Ian Waring

Personal information
- Full name: Ian Charles Waring
- Born: 6 December 1963 (age 62) Chesterfield, Derbyshire, England
- Batting: Left-handed
- Bowling: Right-arm fast-medium

Domestic team information
- 1985–1987: Sussex

Career statistics
| Competition | First-class | List A |
| Matches | 4 | 12 |
| Runs scored | 0 | 11 |
| Batting average | 0.00 | 5.50 |
| 100s/50s | –/– | –/– |
| Top score | 0* | 8 |
| Balls bowled | 432 | 468 |
| Wickets | 3 | 10 |
| Bowling average | 72.33 | 39.30 |
| 5 wickets in innings | – | – |
| 10 wickets in match | – | – |
| Best bowling | 2/76 | 3/26 |
| Catches/stumpings | 2/– | 1/– |
- Source: Cricinfo, 21 June 2012

= Ian Waring =

English cricketer

Ian Charles Waring (born 6 December 1963) is a former English cricketer. Waring was a left-handed batsman who bowled right-arm fast-medium. He was born at Chesterfield, Derbyshire.

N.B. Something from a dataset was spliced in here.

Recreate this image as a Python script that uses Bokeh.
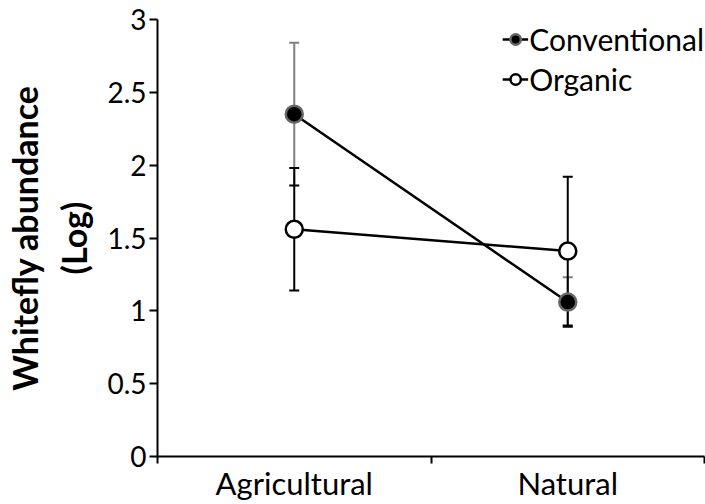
from bokeh.plotting import figure
from bokeh.models import (Range1d, FixedTicker, ColumnDataSource, Whisker, TeeHead,
                          Legend, LegendItem)
from bokeh.embed import file_html
from bokeh.resources import INLINE

categories = ["Agricultural", "Natural"]
conventional = [2.35, 1.06]
conventional_err = [0.49, 0.17]
organic = [1.56, 1.41]
organic_err = [0.42, 0.51]
y_ticks = [0, 0.5, 1, 1.5, 2, 2.5, 3]
y_tick_labels = ["0", "0.5", "1", "1.5", "2", "2.5", "3"]

FONT = "Lato"

xs = [i + 0.5 for i in range(len(categories))]

p = figure(width=705, height=504, output_backend="svg", toolbar_location=None,
           x_range=Range1d(0, len(categories)), y_range=Range1d(0, 3),
           min_border_left=157, min_border_right=1, min_border_top=19,
           min_border_bottom=47)
p.outline_line_color = None
p.xgrid.grid_line_color = None
p.ygrid.grid_line_color = None
p.background_fill_color = "white"
p.border_fill_color = "white"

# axes
p.xaxis.ticker = FixedTicker(ticks=xs, minor_ticks=list(range(len(categories) + 1)))
p.xaxis.major_label_overrides = {x: c for x, c in zip(xs, categories)}
p.xaxis.major_tick_line_color = None
p.xaxis.minor_tick_line_color = "black"
p.xaxis.minor_tick_line_width = 2
p.xaxis.minor_tick_out = 7
p.xaxis.minor_tick_in = 0
p.xaxis.axis_line_width = 2
p.xaxis.major_label_text_font = FONT
p.xaxis.major_label_text_font_size = "31px"
p.xaxis.major_label_text_color = "black"
p.xaxis.major_label_standoff = 0

p.yaxis.ticker = FixedTicker(ticks=y_ticks, minor_ticks=[])
p.yaxis.major_label_overrides = {t: l for t, l in zip(y_ticks, y_tick_labels)}
p.yaxis.major_tick_out = 8
p.yaxis.major_tick_in = 0
p.yaxis.major_tick_line_width = 2
p.yaxis.axis_line_width = 2
p.yaxis.major_label_text_font = FONT
p.yaxis.major_label_text_font_size = "28px"
p.yaxis.major_label_text_color = "black"
p.yaxis.major_label_standoff = 3
p.yaxis.axis_label = "Whitefly abundance\n(Log)"
p.yaxis.axis_label_text_font = FONT
p.yaxis.axis_label_text_font_style = "bold"
p.yaxis.axis_label_text_font_size = "34px"
p.yaxis.axis_label_text_color = "black"
p.yaxis.axis_label_text_line_height = 1.2
p.yaxis.axis_label_standoff = 10

src = ColumnDataSource(dict(
    x=xs,
    conv=conventional,
    conv_lo=[v - e for v, e in zip(conventional, conventional_err)],
    conv_hi=[v + e for v, e in zip(conventional, conventional_err)],
    org=organic,
    org_lo=[v - e for v, e in zip(organic, organic_err)],
    org_hi=[v + e for v, e in zip(organic, organic_err)],
))

w_conv = Whisker(source=src, base="x", lower="conv_lo", upper="conv_hi",
                 line_color="#808080", line_width=2,
                 upper_head=TeeHead(size=10, line_color="#808080", line_width=2),
                 lower_head=TeeHead(size=10, line_color="black", line_width=2))
w_org = Whisker(source=src, base="x", lower="org_lo", upper="org_hi",
                line_color="black", line_width=2,
                upper_head=TeeHead(size=10, line_color="black", line_width=2),
                lower_head=TeeHead(size=10, line_color="black", line_width=2))
p.add_layout(w_conv)
p.add_layout(w_org)

l_conv = p.line("x", "conv", source=src, line_color="black", line_width=2.5)
l_org = p.line("x", "org", source=src, line_color="black", line_width=2.5)
s_conv = p.scatter("x", "conv", source=src, size=17, fill_color="black",
                   line_color="#666666", line_width=2.5)
s_org = p.scatter("x", "org", source=src, size=17, fill_color="white",
                  line_color="black", line_width=2.5)

legend = Legend(items=[
    LegendItem(label="Conventional", renderers=[l_conv, s_conv]),
    LegendItem(label="Organic", renderers=[l_org, s_org]),
], location="top_right")
legend.border_line_color = None
legend.background_fill_alpha = 0
legend.label_text_font = FONT
legend.label_text_font_size = "30px"
legend.label_text_color = "black"
legend.glyph_width = 26
legend.glyph_height = 40
legend.label_height = 40
legend.label_standoff = 1
legend.spacing = 0
legend.padding = 0
legend.margin = 0
p.add_layout(legend)

open("out.html", "w").write(file_html(p, INLINE))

Waring made his debut for Sussex in a List A match against Surrey in the 1985 John Player Special League at the County Ground, Hove. He made a further appearance in that season's competition against Nottinghamshire at Cricket Field Road, Horsham. It was in that same season that he made his first-class debut against Glamorgan at Sophia Gardens in the 1985 County Championship. Waring only featured in one first team match for Sussex in 1986, a first-class fixture against Cambridge University at Hove. The following season, he made two first-class appearances in the 1987 County Championship against Derbyshire and Worcestershire. In what was to be his final season with Sussex, Waring featured more regularly in List A cricket, making ten appearances in 1987, the last of which came against Kent in the Refuge Assurance League. Waring's role in the Sussex team was as a bowler. In twelve List A matches for the county, he took 10 wickets at an average of 39.30, with best figures of 3/26. In four first-class appearances, he took 3 wickets at an average of 72.33, with best figures of 2/76.